Cette supervision est particulièrement importante puisqu’elle limite la possibilité pour les pays de s'engager dans un premier temps, puis de bafouer les promesses prises sans avoir à rendre des comptes (le Canada faisant une démonstration navrante d’une telle politique en ce moment). Mais pour qu'elle soit véritablement efficace, encore faut-il que cette supervision soit basée sur des informations fiables et sur un processus transparent. Les négociateurs travaillent donc actuellement sur la définition d'un mécanisme de surveillance, notification et vérification (dit "MRV") des actions climatiques. Celui-ci pourrait s'appliquer à la fois aux politiques de réduction des émissions qu'à d'autres aspects des politiques climatiques. On peut par exemple le lier aux questions de transferts de financements.
L'objectif principal de ce processus sera de s'assurer que toutes les parties suivent des règles communes lorsqu'ils notifient les actions qu'ils ont prises, et d'examiner ces rapports au niveau international. Un des éléments clés qui restent à trancher dans les détails de ce cadre MRV a trait au rôle joué par les ONG. Les gouvernements envisagent-ils une supervision qui n’impliquerait que des experts qu'ils nommeraient eux-mêmes, et sans accès à l'information pour le grand public ? Ou sont-ils prêts à se servir de l'expertise de la société civile et des acteurs nationaux?
L'expérience et l'expertise des ONG
L'expérience des institutions travaillant à la protection des droits de l'homme souligne non seulement la faisabilité d'une plus grande implication des ONG dans un mécanisme de supervision internationale, mais aussi, pour la crédibilité de ce dernier, la nécessité de cette implication. Au sein du Conseil des Droits de l'Homme, par exemple, la présentation des rapports nationaux est suivie de questions posées à la fois par des pays tiers mais aussi par des ONG. Pour des raisons politiques, les pays tiers se réfrènent parfois de soulever un problème pourtant porté à leur connaissance ; la présence des ONG permet donc de faire en sorte que des questions plus dérangeantes soient soulevées et débattues. En outre, dans de nombreux cas, les organisations nationales ont une bien meilleure compréhension des circonstances nationales que les pays tiers. Leur expertise est donc essentielle pour évaluer l'exhaustivité et l'exactitude des rapports nationaux.

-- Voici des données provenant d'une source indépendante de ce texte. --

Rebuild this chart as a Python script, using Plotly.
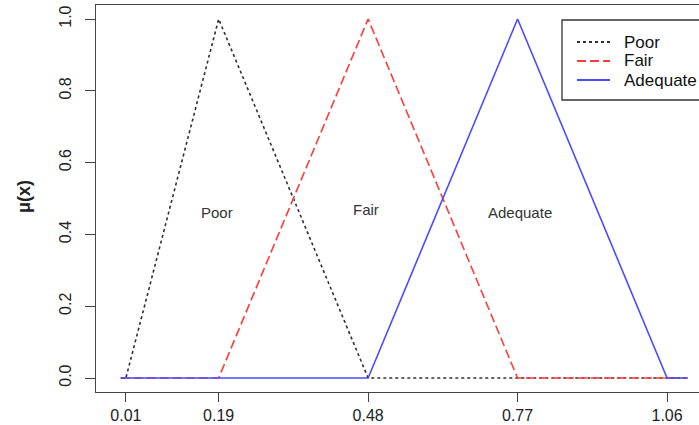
import plotly.graph_objects as go

# Membership function breakpoints (x) and membership degrees (y)
x_poor = [0.0, 0.01, 0.19, 0.48, 1.10]
y_poor = [0, 0, 1, 0, 0]
x_fair = [0.0, 0.19, 0.48, 0.77, 1.10]
y_fair = [0, 0, 1, 0, 0]
x_adequate = [0.0, 0.48, 0.77, 1.06, 1.10]
y_adequate = [0, 0, 1, 0, 0]

series_names = ["Poor", "Fair", "Adequate"]
series_colors = ["#303030", "#ff3a3a", "#4a4aff"]
series_dash = ["dot", "9px,4px", "solid"]

x_ticks = [0.01, 0.19, 0.48, 0.77, 1.06]
x_tick_labels = ["0.01", "0.19", "0.48", "0.77", "1.06"]
y_ticks = [0.0, 0.2, 0.4, 0.6, 0.8, 1.0]
y_tick_labels = ["0.0", "0.2", "0.4", "0.6", "0.8", "1.0"]

label_x = [0.187, 0.476, 0.775]
label_y = [0.462, 0.468, 0.460]

xs = [x_poor, x_fair, x_adequate]
ys = [y_poor, y_fair, y_adequate]

fig = go.Figure()
for name, x, y, c, d in zip(series_names, xs, ys, series_colors, series_dash):
    fig.add_trace(go.Scatter(x=x, y=y, mode="lines", name=name, showlegend=False,
                             line=dict(color=c, dash=d, width=1.6)))

for name, lx, ly in zip(series_names, label_x, label_y):
    fig.add_annotation(x=lx, y=ly, text=name, showarrow=False,
                       font=dict(family="Arial, Liberation Sans", size=15, color="#333333"))

# y-axis title
fig.add_annotation(xref="paper", yref="paper", x=(24 - 96) / 603, y=(392 - 197) / 387,
                   xanchor="center", yanchor="middle",
                   text="<b>μ(x)</b>", textangle=-90, showarrow=False,
                   font=dict(family="Arial, Liberation Sans", size=18, color="#222222"))

# legend box (drawn in pixel-derived paper coords; right edge clipped like the reference)
def px_x(p):
    return (p - 96) / 603

def px_y(p):
    return (392 - p) / 387

shapes = [dict(type="rect", xref="paper", yref="paper",
               x0=px_x(562), x1=px_x(740), y0=px_y(100), y1=px_y(20),
               line=dict(color="#333333", width=1.3), fillcolor="white", layer="above")]
row_y = [42, 61, 80]
for ry, c, d in zip(row_y, series_colors, series_dash):
    shapes.append(dict(type="line", xref="paper", yref="paper",
                       x0=px_x(577), x1=px_x(610), y0=px_y(ry), y1=px_y(ry),
                       line=dict(color=c, dash=d, width=2), layer="above"))
for ry, name in zip(row_y, series_names):
    fig.add_annotation(xref="paper", yref="paper", x=px_x(622), y=px_y(ry),
                       xanchor="left", yanchor="middle", text=name, showarrow=False,
                       font=dict(family="Arial, Liberation Sans", size=17, color="#111111"))

fig.update_layout(
    width=699, height=425,
    margin=dict(l=96, r=0, t=5, b=33, autoexpand=False),
    paper_bgcolor="white", plot_bgcolor="white",
    font=dict(family="Arial, Liberation Sans", size=15, color="#222222"),
    showlegend=False,
    shapes=shapes,
    xaxis=dict(range=[-0.048, 1.122], tickvals=x_ticks, ticktext=x_tick_labels,
               showgrid=False, zeroline=False, showline=True, mirror=True,
               linecolor="#444444", linewidth=1.2, ticks="outside", ticklen=9,
               tickcolor="#444444", tickwidth=1.2, tickfont=dict(size=16),
               automargin=False),
    yaxis=dict(range=[-0.039, 1.039], tickvals=y_ticks, ticktext=y_tick_labels,
               showgrid=False, zeroline=False, showline=True, mirror=False,
               linecolor="#444444", linewidth=1.2, ticks="outside", ticklen=10,
               tickcolor="#444444", tickwidth=1.2, tickangle=-90,
               tickfont=dict(size=16), ticklabelstandoff=8, automargin=False),
)

fig.write_html("out.html", config={"displayModeBar": False},
               post_script="document.body.style.margin='0';document.body.style.overflow='hidden';")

Dans cette dernière ligne droite avant la conclusion de la conférence de Durban, il semble que les délégués négociant un accord sur la question "MRV" sont en passe de développer un nouveau concept : la transparence opaque. À l’heure à laquelle j'écris, les dernières versions des textes sensés promouvoir la transparence internationale par le biais du cadre "MRV" ne comportent pas, paradoxalement, de dispositions permettant un réel accès aux rapports pour le public, ni d'opportunités adéquates pour les ONG d'intervenir dans la supervision de ces rapports. Les négociateurs ont encore deux jours pour améliorer ce texte et garantir l'accès du processus aux ONG afin que celles-ci puissent contribuer à assurer une véritable transparence dans la supervision des politiques nationales sur le climat.